(begin)

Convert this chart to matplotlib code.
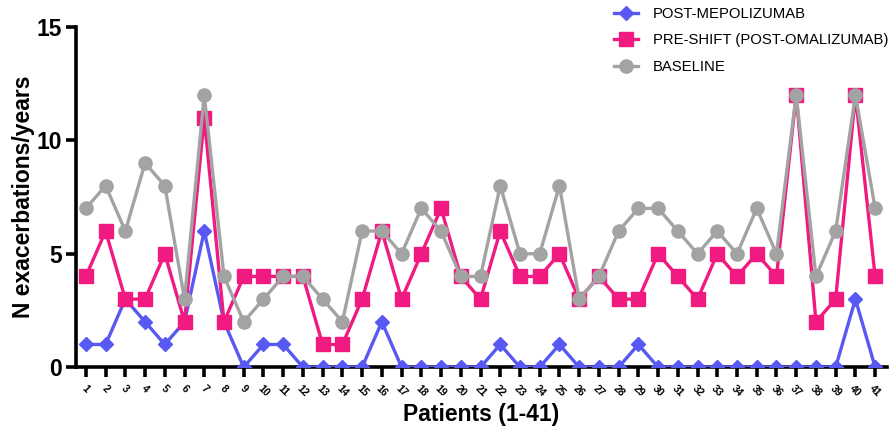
import matplotlib.pyplot as plt
from matplotlib.lines import Line2D

plt.rcParams['font.family'] = ['Liberation Sans', 'DejaVu Sans']

patients = list(range(1, 42))

# exacerbations per year
post_mepolizumab = [1, 1, 3, 2, 1, 2, 6, 2, 0, 1, 1, 0, 0, 0, 0, 2, 0, 0, 0, 0,
                    0, 1, 0, 0, 1, 0, 0, 0, 1, 0, 0, 0, 0, 0, 0, 0, 0, 0, 0, 3, 0]
pre_shift = [4, 6, 3, 3, 5, 2, 11, 2, 4, 4, 4, 4, 1, 1, 3, 6, 3, 5, 7, 4,
             3, 6, 4, 4, 5, 3, 4, 3, 3, 5, 4, 3, 5, 4, 5, 4, 12, 2, 3, 12, 4]
baseline = [7, 8, 6, 9, 8, 3, 12, 4, 2, 3, 4, 4, 3, 2, 6, 6, 5, 7, 6, 4,
            4, 8, 5, 5, 8, 3, 4, 6, 7, 7, 6, 5, 6, 5, 7, 5, 12, 4, 6, 12, 7]

labels = ['POST-MEPOLIZUMAB', 'PRE-SHIFT (POST-OMALIZUMAB)', 'BASELINE']
blue = '#5858f2'
pink = '#f01a80'
grey = '#a3a3a3'

fig = plt.figure(figsize=(8.9, 4.34), dpi=100)
ax = fig.add_axes([0.0854, 0.154, 0.9112, 0.784])

ax.plot(patients, post_mepolizumab, color=blue, lw=2.4, marker='D', ms=7.5, zorder=3)
ax.plot(patients, pre_shift, color=pink, lw=2.4, marker='s', ms=9.5, zorder=4)
ax.plot(patients, baseline, color=grey, lw=2.4, marker='o', ms=9.5, zorder=5)

ax.set_xlim(0.5, 41.6)
ax.set_ylim(0, 15)
ax.set_yticks([0, 5, 10, 15])
ax.set_xticks(patients)
ax.set_xticklabels([str(p) for p in patients], rotation=-45, ha='center',
                   va='top', fontsize=7.5, fontweight='bold')
for t in ax.get_yticklabels():
    t.set_fontsize(16.5)
    t.set_fontweight('bold')

for s in ['top', 'right']:
    ax.spines[s].set_visible(False)
for s in ['left', 'bottom']:
    ax.spines[s].set_linewidth(2.6)
ax.tick_params(axis='both', direction='out', width=2.6, length=7, color='black')
ax.tick_params(axis='x', pad=5)
ax.tick_params(axis='y', pad=3)

ax.set_ylabel('N exacerbations/years', fontsize=16.5, fontweight='bold', labelpad=1)
ax.set_xlabel('Patients (1-41)', fontsize=16.5, fontweight='bold', labelpad=3)

handles = [
    Line2D([], [], color=blue, lw=2.4, marker='D', ms=7.5),
    Line2D([], [], color=pink, lw=2.4, marker='s', ms=9.5),
    Line2D([], [], color=grey, lw=2.4, marker='o', ms=9.5),
]
fig.legend(handles, labels, loc='upper left', bbox_to_anchor=(0.675, 1.015),
           frameon=False, fontsize=10.7, handlelength=1.6, labelspacing=0.85,
           handletextpad=1.0)

fig.savefig('out.png', dpi=100)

(end)

What is required: Tally the lines above containing "matplotlib". Answer with the count only.

Written reply: 3